◆ **What to produce**:
Skip all pictures, then copy the lines from the start of the data through the line with "return fig.add_axes([left /", keeping both ends.

── Dataset excerpt

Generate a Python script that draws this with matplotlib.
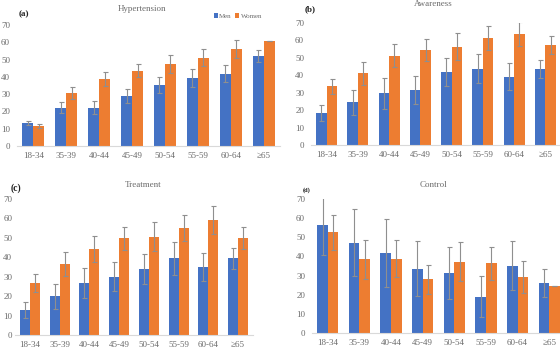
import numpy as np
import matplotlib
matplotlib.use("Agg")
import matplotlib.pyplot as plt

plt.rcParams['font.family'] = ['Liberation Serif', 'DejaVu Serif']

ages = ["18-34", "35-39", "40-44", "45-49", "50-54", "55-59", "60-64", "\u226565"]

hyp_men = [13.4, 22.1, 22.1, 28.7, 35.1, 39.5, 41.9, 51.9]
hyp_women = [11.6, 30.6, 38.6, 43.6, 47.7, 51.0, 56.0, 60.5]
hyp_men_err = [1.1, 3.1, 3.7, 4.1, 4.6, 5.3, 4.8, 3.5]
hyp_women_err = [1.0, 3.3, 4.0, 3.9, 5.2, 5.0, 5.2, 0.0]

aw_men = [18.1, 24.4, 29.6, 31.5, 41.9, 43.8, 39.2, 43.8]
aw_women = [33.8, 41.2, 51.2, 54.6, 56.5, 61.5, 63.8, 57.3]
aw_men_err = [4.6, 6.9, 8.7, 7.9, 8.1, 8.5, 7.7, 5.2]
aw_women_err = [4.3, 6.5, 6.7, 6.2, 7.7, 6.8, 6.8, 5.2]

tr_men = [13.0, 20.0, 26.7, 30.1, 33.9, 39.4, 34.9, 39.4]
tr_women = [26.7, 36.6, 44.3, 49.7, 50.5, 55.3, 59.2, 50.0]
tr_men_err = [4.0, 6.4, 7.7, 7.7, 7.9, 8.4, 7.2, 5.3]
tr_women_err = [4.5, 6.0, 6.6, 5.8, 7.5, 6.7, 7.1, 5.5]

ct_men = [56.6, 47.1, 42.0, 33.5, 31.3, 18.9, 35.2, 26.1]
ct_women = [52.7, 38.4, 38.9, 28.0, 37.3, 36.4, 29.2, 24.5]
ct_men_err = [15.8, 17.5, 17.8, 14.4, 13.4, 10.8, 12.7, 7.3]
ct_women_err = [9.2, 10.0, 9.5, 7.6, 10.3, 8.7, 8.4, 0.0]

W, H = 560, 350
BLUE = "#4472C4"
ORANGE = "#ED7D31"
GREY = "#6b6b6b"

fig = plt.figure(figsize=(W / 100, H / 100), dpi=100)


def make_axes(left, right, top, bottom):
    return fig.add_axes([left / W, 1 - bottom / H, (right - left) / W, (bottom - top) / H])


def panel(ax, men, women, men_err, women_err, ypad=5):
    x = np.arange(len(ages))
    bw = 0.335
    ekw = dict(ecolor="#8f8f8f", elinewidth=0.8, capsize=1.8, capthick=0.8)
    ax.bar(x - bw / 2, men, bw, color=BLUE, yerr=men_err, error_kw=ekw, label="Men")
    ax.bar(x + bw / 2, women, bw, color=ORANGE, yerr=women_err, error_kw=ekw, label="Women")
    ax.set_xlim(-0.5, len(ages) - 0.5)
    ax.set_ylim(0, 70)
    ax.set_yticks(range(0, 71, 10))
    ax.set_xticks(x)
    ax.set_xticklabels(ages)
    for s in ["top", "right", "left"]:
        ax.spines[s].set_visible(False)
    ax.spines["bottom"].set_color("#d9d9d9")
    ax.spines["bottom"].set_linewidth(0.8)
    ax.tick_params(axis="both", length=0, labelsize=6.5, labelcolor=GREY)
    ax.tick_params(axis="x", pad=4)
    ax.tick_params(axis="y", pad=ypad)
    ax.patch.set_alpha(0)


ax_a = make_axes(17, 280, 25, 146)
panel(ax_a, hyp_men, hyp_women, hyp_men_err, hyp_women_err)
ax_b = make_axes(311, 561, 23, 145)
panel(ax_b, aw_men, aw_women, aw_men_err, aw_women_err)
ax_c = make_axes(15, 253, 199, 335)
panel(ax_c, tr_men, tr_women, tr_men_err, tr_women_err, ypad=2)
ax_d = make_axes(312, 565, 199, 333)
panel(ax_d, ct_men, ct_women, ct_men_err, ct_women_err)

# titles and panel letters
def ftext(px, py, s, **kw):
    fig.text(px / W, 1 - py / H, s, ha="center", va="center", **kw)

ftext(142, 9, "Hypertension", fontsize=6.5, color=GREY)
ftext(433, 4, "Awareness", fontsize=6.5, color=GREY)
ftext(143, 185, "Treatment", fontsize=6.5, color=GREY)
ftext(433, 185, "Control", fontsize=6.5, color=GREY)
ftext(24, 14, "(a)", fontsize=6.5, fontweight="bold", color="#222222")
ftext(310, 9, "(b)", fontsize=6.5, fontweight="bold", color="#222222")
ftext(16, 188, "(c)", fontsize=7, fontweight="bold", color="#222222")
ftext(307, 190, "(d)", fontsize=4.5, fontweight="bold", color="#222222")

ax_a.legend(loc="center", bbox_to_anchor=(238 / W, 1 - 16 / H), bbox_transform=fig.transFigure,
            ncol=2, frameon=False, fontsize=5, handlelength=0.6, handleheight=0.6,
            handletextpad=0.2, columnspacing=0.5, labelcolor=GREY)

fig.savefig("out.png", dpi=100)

────

◆ **Reply to the exercise**:
Generate a Python script that draws this with matplotlib.
import numpy as np
import matplotlib
matplotlib.use("Agg")
import matplotlib.pyplot as plt

plt.rcParams['font.family'] = ['Liberation Serif', 'DejaVu Serif']

ages = ["18-34", "35-39", "40-44", "45-49", "50-54", "55-59", "60-64", "\u226565"]

hyp_men = [13.4, 22.1, 22.1, 28.7, 35.1, 39.5, 41.9, 51.9]
hyp_women = [11.6, 30.6, 38.6, 43.6, 47.7, 51.0, 56.0, 60.5]
hyp_men_err = [1.1, 3.1, 3.7, 4.1, 4.6, 5.3, 4.8, 3.5]
hyp_women_err = [1.0, 3.3, 4.0, 3.9, 5.2, 5.0, 5.2, 0.0]

aw_men = [18.1, 24.4, 29.6, 31.5, 41.9, 43.8, 39.2, 43.8]
aw_women = [33.8, 41.2, 51.2, 54.6, 56.5, 61.5, 63.8, 57.3]
aw_men_err = [4.6, 6.9, 8.7, 7.9, 8.1, 8.5, 7.7, 5.2]
aw_women_err = [4.3, 6.5, 6.7, 6.2, 7.7, 6.8, 6.8, 5.2]

tr_men = [13.0, 20.0, 26.7, 30.1, 33.9, 39.4, 34.9, 39.4]
tr_women = [26.7, 36.6, 44.3, 49.7, 50.5, 55.3, 59.2, 50.0]
tr_men_err = [4.0, 6.4, 7.7, 7.7, 7.9, 8.4, 7.2, 5.3]
tr_women_err = [4.5, 6.0, 6.6, 5.8, 7.5, 6.7, 7.1, 5.5]

ct_men = [56.6, 47.1, 42.0, 33.5, 31.3, 18.9, 35.2, 26.1]
ct_women = [52.7, 38.4, 38.9, 28.0, 37.3, 36.4, 29.2, 24.5]
ct_men_err = [15.8, 17.5, 17.8, 14.4, 13.4, 10.8, 12.7, 7.3]
ct_women_err = [9.2, 10.0, 9.5, 7.6, 10.3, 8.7, 8.4, 0.0]

W, H = 560, 350
BLUE = "#4472C4"
ORANGE = "#ED7D31"
GREY = "#6b6b6b"

fig = plt.figure(figsize=(W / 100, H / 100), dpi=100)


def make_axes(left, right, top, bottom):
    return fig.add_axes([left / W, 1 - bottom / H, (right - left) / W, (bottom - top) / H])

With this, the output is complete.